Review by: Mountain Monkey
SCUM Rating: ★ ☆ ☆ ☆ ☆
Available on DVD as part of Quentin Tarantino’s Rolling Thunder Pictures Triple Feature, and also on Blu-ray from Japan (warning, no English subtitles available with the Japanese release), I finally got round to catching The Mighty Peking Man. Despite ticking all the boxes of potential SCUM greatness — seal of approval from Tarantino, rare Shaw Brothers creature-exploitation feature, directed by Ho ‘Oily Maniac’ Meng-hua — this movie really stinks.
The plot is a complete rip-off of the original King Kong (I can imagine drugs being involved when this movie was pitched). Replace the name ‘King Kong’ with ‘Xing Xing Wang’ (猩猩王, aka Orang Utan King), the jungles of Africa with India and New York City with Hong Kong, and you get the picture.
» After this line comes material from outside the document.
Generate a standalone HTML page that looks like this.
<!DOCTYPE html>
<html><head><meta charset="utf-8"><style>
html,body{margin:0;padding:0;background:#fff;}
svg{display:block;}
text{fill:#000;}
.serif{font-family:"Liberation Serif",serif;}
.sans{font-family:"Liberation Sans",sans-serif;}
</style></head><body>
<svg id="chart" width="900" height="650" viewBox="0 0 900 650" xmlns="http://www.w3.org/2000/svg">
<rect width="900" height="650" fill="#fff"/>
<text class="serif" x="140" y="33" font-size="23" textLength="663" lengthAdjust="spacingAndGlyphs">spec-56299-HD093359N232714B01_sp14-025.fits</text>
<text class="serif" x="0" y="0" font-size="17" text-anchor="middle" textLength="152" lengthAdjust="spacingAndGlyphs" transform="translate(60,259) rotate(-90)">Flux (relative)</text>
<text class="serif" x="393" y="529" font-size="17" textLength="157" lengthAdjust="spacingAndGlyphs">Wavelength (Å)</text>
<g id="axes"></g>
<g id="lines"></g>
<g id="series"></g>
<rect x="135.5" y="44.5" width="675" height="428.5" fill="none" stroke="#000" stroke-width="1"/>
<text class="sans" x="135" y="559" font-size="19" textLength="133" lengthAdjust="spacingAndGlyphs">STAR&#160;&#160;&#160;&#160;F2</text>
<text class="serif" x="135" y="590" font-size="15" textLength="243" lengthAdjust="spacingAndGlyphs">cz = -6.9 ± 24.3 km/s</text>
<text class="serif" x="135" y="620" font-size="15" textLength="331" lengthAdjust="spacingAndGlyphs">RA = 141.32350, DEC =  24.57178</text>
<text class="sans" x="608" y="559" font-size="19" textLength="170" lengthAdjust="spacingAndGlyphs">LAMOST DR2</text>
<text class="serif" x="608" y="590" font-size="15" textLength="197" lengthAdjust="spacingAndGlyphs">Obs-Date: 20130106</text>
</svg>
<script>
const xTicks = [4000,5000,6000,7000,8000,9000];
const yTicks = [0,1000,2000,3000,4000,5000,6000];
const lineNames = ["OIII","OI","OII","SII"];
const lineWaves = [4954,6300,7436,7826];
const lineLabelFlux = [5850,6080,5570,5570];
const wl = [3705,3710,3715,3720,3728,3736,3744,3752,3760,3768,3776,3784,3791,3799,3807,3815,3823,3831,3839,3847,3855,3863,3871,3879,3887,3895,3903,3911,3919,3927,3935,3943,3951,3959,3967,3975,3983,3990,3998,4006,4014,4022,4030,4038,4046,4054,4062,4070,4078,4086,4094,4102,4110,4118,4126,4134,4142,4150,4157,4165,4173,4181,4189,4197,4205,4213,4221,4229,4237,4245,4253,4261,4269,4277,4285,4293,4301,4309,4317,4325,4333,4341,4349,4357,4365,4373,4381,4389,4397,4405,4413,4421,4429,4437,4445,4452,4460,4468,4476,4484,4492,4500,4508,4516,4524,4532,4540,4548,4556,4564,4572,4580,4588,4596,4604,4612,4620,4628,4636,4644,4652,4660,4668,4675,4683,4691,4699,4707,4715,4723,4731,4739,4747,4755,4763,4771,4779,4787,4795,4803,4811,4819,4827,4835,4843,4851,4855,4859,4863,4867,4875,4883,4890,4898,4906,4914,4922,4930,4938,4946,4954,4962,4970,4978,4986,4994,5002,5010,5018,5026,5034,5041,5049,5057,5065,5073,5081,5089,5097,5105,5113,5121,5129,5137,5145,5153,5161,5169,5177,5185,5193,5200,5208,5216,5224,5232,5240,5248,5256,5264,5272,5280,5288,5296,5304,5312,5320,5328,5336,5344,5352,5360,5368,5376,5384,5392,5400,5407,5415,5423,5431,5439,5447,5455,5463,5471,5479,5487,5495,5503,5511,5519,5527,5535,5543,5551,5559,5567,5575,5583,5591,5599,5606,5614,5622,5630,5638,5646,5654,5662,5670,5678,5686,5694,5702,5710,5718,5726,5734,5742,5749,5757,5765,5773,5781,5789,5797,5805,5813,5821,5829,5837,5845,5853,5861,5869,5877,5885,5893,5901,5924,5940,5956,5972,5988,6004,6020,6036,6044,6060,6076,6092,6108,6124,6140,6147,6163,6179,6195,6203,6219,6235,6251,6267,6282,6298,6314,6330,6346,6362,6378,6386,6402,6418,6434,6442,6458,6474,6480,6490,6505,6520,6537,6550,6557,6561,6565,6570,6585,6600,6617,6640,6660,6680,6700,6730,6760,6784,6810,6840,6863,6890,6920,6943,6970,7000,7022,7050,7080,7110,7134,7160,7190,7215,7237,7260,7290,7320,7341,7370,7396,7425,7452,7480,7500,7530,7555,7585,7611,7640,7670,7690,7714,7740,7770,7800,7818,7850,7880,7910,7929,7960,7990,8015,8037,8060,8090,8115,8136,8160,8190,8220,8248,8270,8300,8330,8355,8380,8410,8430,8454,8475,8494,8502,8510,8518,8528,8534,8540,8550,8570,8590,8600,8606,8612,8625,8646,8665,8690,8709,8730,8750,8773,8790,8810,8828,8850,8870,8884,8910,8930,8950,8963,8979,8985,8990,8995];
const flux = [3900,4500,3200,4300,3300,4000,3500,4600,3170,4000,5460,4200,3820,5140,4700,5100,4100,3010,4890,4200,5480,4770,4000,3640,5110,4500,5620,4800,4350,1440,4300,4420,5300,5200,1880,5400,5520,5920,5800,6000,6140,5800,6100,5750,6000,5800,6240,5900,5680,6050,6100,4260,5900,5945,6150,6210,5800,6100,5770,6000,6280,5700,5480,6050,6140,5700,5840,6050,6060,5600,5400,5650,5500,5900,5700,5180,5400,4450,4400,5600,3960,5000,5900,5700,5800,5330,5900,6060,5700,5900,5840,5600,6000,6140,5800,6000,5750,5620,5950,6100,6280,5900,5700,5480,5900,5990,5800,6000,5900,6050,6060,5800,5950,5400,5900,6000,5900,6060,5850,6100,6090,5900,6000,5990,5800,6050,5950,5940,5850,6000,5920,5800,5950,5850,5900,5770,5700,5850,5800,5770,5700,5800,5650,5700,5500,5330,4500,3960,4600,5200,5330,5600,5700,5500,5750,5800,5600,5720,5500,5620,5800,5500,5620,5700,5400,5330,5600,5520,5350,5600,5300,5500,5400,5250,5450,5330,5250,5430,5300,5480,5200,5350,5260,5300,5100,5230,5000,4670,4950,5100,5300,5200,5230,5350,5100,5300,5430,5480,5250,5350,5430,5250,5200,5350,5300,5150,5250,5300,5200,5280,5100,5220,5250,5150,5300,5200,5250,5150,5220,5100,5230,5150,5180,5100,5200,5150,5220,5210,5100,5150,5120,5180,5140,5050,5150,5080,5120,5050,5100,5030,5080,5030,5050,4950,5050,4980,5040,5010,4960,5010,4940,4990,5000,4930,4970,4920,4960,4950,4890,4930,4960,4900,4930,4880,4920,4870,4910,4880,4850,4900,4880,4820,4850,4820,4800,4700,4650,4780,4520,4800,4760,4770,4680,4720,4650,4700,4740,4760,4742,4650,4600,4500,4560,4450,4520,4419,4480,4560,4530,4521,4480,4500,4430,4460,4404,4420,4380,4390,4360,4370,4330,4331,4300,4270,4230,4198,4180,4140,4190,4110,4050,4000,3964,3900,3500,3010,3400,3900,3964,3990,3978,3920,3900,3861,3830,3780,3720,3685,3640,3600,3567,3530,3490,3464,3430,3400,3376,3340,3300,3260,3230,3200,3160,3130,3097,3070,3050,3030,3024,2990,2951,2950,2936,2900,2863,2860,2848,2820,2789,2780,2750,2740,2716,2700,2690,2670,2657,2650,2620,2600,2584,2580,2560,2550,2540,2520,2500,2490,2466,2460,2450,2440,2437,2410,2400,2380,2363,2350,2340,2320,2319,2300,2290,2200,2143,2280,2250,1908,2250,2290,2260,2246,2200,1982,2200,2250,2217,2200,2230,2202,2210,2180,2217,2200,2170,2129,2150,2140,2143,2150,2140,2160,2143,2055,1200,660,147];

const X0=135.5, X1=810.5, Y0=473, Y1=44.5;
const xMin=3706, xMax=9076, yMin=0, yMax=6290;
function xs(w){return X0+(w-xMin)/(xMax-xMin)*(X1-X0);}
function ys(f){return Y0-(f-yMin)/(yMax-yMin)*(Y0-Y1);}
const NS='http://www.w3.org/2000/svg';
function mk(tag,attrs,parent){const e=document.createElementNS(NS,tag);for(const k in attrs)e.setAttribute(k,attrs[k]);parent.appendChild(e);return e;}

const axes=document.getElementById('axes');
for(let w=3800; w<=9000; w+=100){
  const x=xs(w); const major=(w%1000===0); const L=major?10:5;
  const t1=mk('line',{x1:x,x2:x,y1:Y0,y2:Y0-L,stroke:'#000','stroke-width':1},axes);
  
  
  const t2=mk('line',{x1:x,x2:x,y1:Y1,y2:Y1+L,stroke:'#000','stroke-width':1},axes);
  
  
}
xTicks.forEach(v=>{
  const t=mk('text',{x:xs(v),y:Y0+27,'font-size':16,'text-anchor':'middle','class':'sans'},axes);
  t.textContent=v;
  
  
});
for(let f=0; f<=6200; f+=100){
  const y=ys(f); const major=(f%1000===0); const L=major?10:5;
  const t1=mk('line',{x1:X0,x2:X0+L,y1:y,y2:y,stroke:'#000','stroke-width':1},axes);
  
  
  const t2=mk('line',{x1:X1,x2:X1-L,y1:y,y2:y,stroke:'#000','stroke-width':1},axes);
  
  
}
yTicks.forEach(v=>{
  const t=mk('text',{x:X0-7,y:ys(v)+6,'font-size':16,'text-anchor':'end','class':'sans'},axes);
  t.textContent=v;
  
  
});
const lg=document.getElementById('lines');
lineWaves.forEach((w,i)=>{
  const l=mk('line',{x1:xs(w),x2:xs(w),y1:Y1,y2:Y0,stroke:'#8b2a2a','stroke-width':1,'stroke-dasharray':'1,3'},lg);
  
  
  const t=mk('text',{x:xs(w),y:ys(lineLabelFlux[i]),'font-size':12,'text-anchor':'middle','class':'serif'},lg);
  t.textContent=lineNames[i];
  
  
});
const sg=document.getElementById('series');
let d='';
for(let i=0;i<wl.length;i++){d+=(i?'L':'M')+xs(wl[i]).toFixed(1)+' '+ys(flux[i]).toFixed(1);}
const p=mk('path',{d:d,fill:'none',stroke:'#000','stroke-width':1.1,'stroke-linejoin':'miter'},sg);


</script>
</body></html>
To summarize, a white Jane-like woman (Samantha) is raised by our giant ape hero in an Indian jungle, and she falls in love with a Chinese Tarzan-like man (Johnny Feng). Johnny wants to bring Xing Xing Wang back to Hong Kong to be put on show like a circus freak. For some reason, Samantha agrees (she’s in love?), and Xing Xing Wang is put in shackles and quite literally shipped over on top of a container ship — unsurprisingly, a giant ape and a big city don’t mix and we get the inevitable climax on top of a tall tower.
If this sounds uninspiring, it is. Why then would you want to waste your time and money on this movie?
For hardcore fans of Shaw Brothers, this is one of the studio’s only creature flicks, and is certainly worth catching if only to get complete view of the studio’s diverse output.
Fans of high-camp will also love the primitive effects (even by 1977 standards) and free-wheeling, insane way in which the movie is put together. One minute we’re enjoying a stroll in the lush Indian forest with the central characters, next minute they’re being trampled over by a herd of elephants for some unknown reason. I almost hate to point out that even a king of orang utans should have orange fur (not black) and live in Borneo (not India).
But in that monumental screw up of facts lies the unintentional humor of the movie, and dare I say, forward-thinking, cosmopolitan nature of the movie. Where else would you find a movie from the 1970s that has a multiracial, multi-species love affair but in The Mighty Peking Man?